このような考え方はランクづけというのでしょうか。他の学校の良さを認めない、他の学校は悪い学校、というような考え方にもつながりそうです。一方的な決めつけとなってしまいそうです。何か変な感じも出てきます。このような考え方は偏っていて良くないのではないか。じっくり考えてみるとわかります。でも、時々、そのような変な方向に行ってしまうことがあるのも事実です。

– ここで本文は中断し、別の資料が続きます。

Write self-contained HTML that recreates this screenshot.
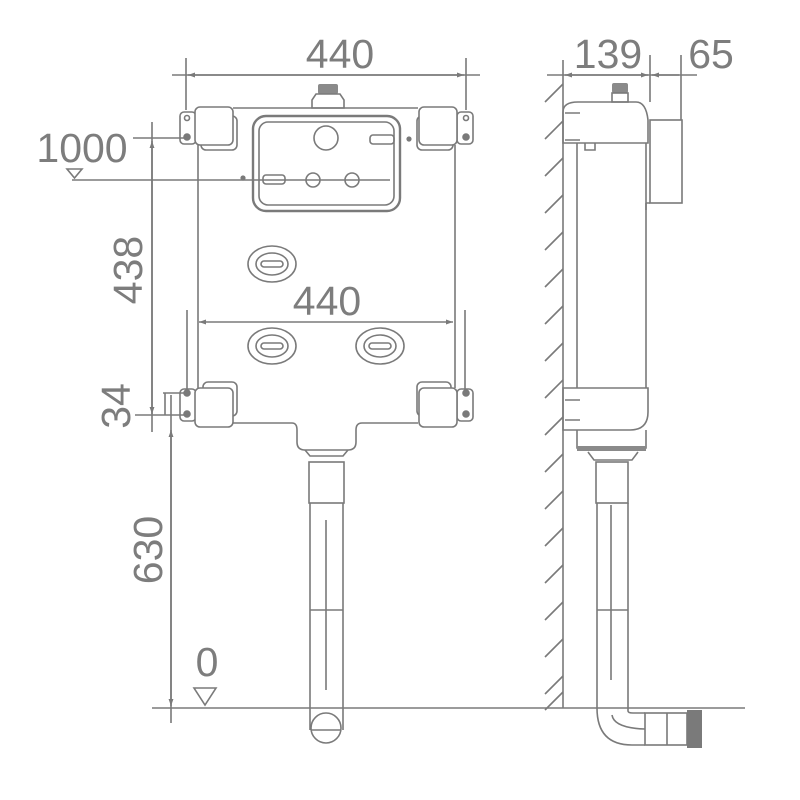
<!DOCTYPE html>
<html><head><meta charset="utf-8"><style>
html,body{margin:0;padding:0;background:#fff}
svg{display:block}
text{font-family:"Liberation Sans",sans-serif;fill:#7d7d7d}
</style></head><body>
<svg width="800" height="800" viewBox="0 0 800 800" xmlns="http://www.w3.org/2000/svg">
<defs>
<marker id="a" viewBox="0 0 10 10" refX="10" refY="5" markerWidth="9" markerHeight="7" orient="auto-start-reverse" markerUnits="userSpaceOnUse"><path d="M0,1.5 L10,5 L0,8.5 z" fill="#7a7a7a"/></marker>
</defs>
<g stroke="#7a7a7a" stroke-width="1.6" fill="none">
<!-- top 440 dim -->
<line x1="172" y1="75" x2="480" y2="75"/>
<line x1="188" y1="75" x2="464" y2="75" marker-start="url(#a)" marker-end="url(#a)"/>
<line x1="186" y1="58" x2="186" y2="110"/>
<line x1="466" y1="58" x2="466" y2="110"/>
<!-- front body -->
<path d="M233,108 L418,108 M198,145 L198,388 M455,145 L455,388 M233,423 L292,423 Q297,423 297,430 L297,442 Q297,450 305,450 L348,450 Q356,450 356,442 L356,430 Q356,423 362,423 L418,423"/>
<!-- knob -->
<rect x="318" y="84" width="20" height="10" rx="2" fill="#8a8a8a" stroke="none"/>
<path d="M316,94 L340,94 L344,100 L344,108 L312,108 L312,100 Z"/>
<!-- brackets -->
<g>
<rect x="180" y="112" width="16" height="32" rx="4"/><circle cx="187" cy="118" r="2.5"/><circle cx="187" cy="137" r="3" fill="#7a7a7a"/>
<rect x="201" y="116" width="36" height="34" rx="5"/>
<rect x="195" y="107" width="38" height="38" rx="5" fill="#fff"/>
<rect x="457" y="112" width="16" height="32" rx="4"/><circle cx="466" cy="118" r="2.5"/><circle cx="466" cy="137" r="3" fill="#7a7a7a"/>
<rect x="417" y="116" width="36" height="34" rx="5"/>
<rect x="419" y="107" width="38" height="38" rx="5" fill="#fff"/>
<rect x="180" y="389" width="16" height="32" rx="4"/><circle cx="187" cy="393" r="3" fill="#7a7a7a"/><circle cx="187" cy="414" r="3" fill="#7a7a7a"/>
<rect x="203" y="382" width="34" height="34" rx="5"/>
<rect x="195" y="388" width="38" height="39" rx="5" fill="#fff"/>
<rect x="457" y="389" width="16" height="32" rx="4"/><circle cx="466" cy="393" r="3" fill="#7a7a7a"/><circle cx="466" cy="414" r="3" fill="#7a7a7a"/>
<rect x="417" y="382" width="34" height="34" rx="5"/>
<rect x="419" y="388" width="38" height="39" rx="5" fill="#fff"/>
</g>
<!-- window -->
<rect x="253" y="116" width="147" height="95" rx="13" stroke-width="2.4"/>
<rect x="259" y="122" width="135" height="83" rx="9"/>
<circle cx="326" cy="138" r="12"/>
<circle cx="313" cy="180" r="7"/><circle cx="352" cy="180" r="7"/>
<line x1="72" y1="180" x2="390" y2="180"/>
<rect x="263" y="175" width="22" height="9" rx="3"/>
<rect x="370" y="135" width="24" height="9" rx="3"/>
<circle cx="409" cy="139" r="1.8" fill="#7a7a7a"/>
<circle cx="243" cy="178" r="1.8" fill="#7a7a7a"/>
<!-- ovals -->
<g>
<ellipse cx="272" cy="264" rx="24" ry="18"/><ellipse cx="272" cy="264" rx="16" ry="11"/><rect x="261" y="261" width="22" height="6" rx="3"/>
<ellipse cx="272" cy="346" rx="24" ry="18"/><ellipse cx="272" cy="346" rx="16" ry="11"/><rect x="261" y="343" width="22" height="6" rx="3"/>
<ellipse cx="380" cy="346" rx="24" ry="18"/><ellipse cx="380" cy="346" rx="16" ry="11"/><rect x="369" y="343" width="22" height="6" rx="3"/>
</g>
<!-- mid 440 dim -->
<line x1="199" y1="322" x2="453" y2="322" marker-start="url(#a)" marker-end="url(#a)"/>
<line x1="187" y1="310" x2="187" y2="395"/>
<line x1="465" y1="310" x2="465" y2="395"/>
<!-- front pipe -->
<path d="M305,450 L310,456 L343,456 L348,450"/>
<rect x="309" y="462" width="35" height="41"/>
<path d="M310,503 L310,730 M343,503 L343,730 M310,610 L343,610 M326,520 L326,690"/>
<circle cx="326" cy="728" r="15"/>
<line x1="311" y1="730" x2="341" y2="730"/>
<!-- floor -->
<line x1="152" y1="708" x2="745" y2="708"/>
<path d="M194,688 L216,688 L205,705 Z"/>
<!-- left dims -->
<line x1="133" y1="138" x2="186" y2="138"/>
<line x1="152" y1="122" x2="152" y2="432"/>
<line x1="152" y1="141" x2="152" y2="414" marker-start="url(#a)" marker-end="url(#a)"/>
<path d="M67,169 L82,169 L74.5,178 Z"/>
<line x1="74" y1="180" x2="74" y2="180"/>
<line x1="135" y1="415" x2="190" y2="415"/>
<line x1="163" y1="393" x2="190" y2="393"/>
<line x1="165" y1="393" x2="165" y2="415"/>
<line x1="171" y1="395" x2="171" y2="723"/>
<line x1="171" y1="430" x2="171" y2="706" marker-start="url(#a)" marker-end="url(#a)"/>
<!-- side dims -->
<line x1="547" y1="75" x2="697" y2="75"/>
<line x1="565" y1="75" x2="648" y2="75" marker-start="url(#a)" marker-end="url(#a)"/>
<line x1="652" y1="75" x2="679" y2="75" marker-start="url(#a)"/>
<line x1="650" y1="55" x2="650" y2="102"/>
<line x1="681" y1="55" x2="681" y2="120"/>
<!-- wall -->
<line x1="563" y1="60" x2="563" y2="708"/>
<g>
<path d="M545,102 L563,84 M545,139 L563,121 M545,176 L563,158 M545,213 L563,195 M545,250 L563,232 M545,287 L563,269 M545,324 L563,306 M545,361 L563,343 M545,398 L563,380 M545,435 L563,417 M545,472 L563,454 M545,509 L563,491 M545,546 L563,528 M545,583 L563,565 M545,620 L563,602 M545,657 L563,639 M545,694 L563,676 M545,710 L563,692"/>
</g>
<!-- side body -->
<rect x="612" y="83" width="16" height="10" rx="2" fill="#8a8a8a" stroke="none"/>
<rect x="612" y="93" width="16" height="9"/>
<path d="M563,143 L563,112 Q563,102 578,102 L636,102 Q646,102 648,120 L648,143 Z"/>
<path d="M565,113 L580,113 M565,140 L580,140"/>
<path d="M577,143 L577,388 M646,143 L646,388"/>
<path d="M585,143 L585,150 L595,150 L595,143"/>
<rect x="650" y="120" width="32" height="83"/>
<path d="M646,203 L650,203 M646,203 L646,210"/>
<path d="M563,388 L648,388 L648,412 Q648,430 630,430 L563,430 Z"/>
<path d="M565,400 L580,400 M565,420 L580,420"/>
<path d="M577,430 L577,448 L646,448 L646,430"/>
<rect x="577" y="446" width="69" height="5" fill="#8a8a8a" stroke="none"/>
<path d="M588,452 L594,460 L632,460 L638,452"/>
<rect x="596" y="462" width="32" height="41"/>
<path d="M597,503 L597,708 Q597,745 632,745 L645,745 M628,503 L628,711 Q628,713 633,713 L645,713 M597,610 L628,610 M611,505 L611,680 M612,715 Q614,728 645,729"/>
<rect x="645" y="713" width="42" height="32"/>
<line x1="667" y1="713" x2="667" y2="745"/>
<rect x="687" y="710" width="15" height="38" fill="#7a7a7a" stroke="none"/>
</g>
<line x1="74" y1="180" x2="74" y2="180" stroke="#7a7a7a"/>
<!-- text -->
<text x="340" y="68" font-size="41" text-anchor="middle">440</text>
<text x="327" y="315" font-size="41" text-anchor="middle">440</text>
<text x="608" y="68" font-size="41" text-anchor="middle">139</text>
<text x="711" y="68" font-size="41" text-anchor="middle">65</text>
<text x="82" y="162" font-size="41" text-anchor="middle">1000</text>
<text x="207" y="676" font-size="41" text-anchor="middle">0</text>
<text transform="translate(142,270) rotate(-90)" font-size="41" text-anchor="middle">438</text>
<text transform="translate(130,406) rotate(-90)" font-size="41" text-anchor="middle">34</text>
<text transform="translate(162,550) rotate(-90)" font-size="41" text-anchor="middle">630</text>
</svg>
</body></html>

たとえば、AグループとBグループがあったとして、Aグループの人たちが自分たちが一番良いと思っているとしましょう。自分の所属しているグループの良い所を見つけて、良いと思うことは大切なことです。でも、自分たちのAグループが一番良い、自分たちのAグループだけが良いグループだ、だからBグループは良くない、と言い出したらどうなるでしょうか。そして、Aグループに賛成する人が段々増えていったらどうなるでしょうか。
そこにCグループ、Dグループ、Eグループがあったとして、C・D・Eのグループの人たちが、Aグループの人たちは偏っている考え方をしていて一方的だ、Bグループの人たちが決めつけられてかわいそうだと思っていても、Aグループの人の数が多くなって強くなっていったら、何か変だ、偏っている、おかしいのではないかと思っても、言えなくなっていってしまうかもしれません。偏った考え方が強くなってしまうのは、良くないことです。
一人ひとりの意見がちゃんと言えるように、一つの考え方だけでなく、色々な考え方がきちんと聞かれるように、一つのものの良さだけでなく、色々なものの良さが大切にされるように。これらのことは大事なことです。
いまのこのお話は、ブラウジングルームで1月から行われているアンネ・フランク写真パネル展につながるお話です。皆さんはアンネ・フランクという人を知っていますか?100年くらい前の女の子で、ドイツで生まれてオランダに移住しました。自分はドイツに住んでいたドイツ人だと思っていましたが、ユダヤ人という民族の人でした。日本にも色々な国から来た人が一緒に住んでいます。外国から来て、日本人になる人もいます。どの国の人も、どの民族の人も大切にするべきだと考えています。それなのに、100年くらい前のドイツでは、ユダヤ人は一方的に差別を受けて、多くのユダヤ人が大変苦しい経験をしました。写真パネル展は、アンネ・フランクを通してその歴史がわかるように説明しています。歴史を学んで、同じようなことが繰り返されないようにするためです。
アンネ・フランクはどのような人なのでしょうか。5・6年生は機会をいただいて、この写真パネル展をぜひ見にいってください。4年生以下の方たちは本をみつけて読むことができたらよいですね。アンネ・フランクが教えてくれることはどのようなことなのでしょうか。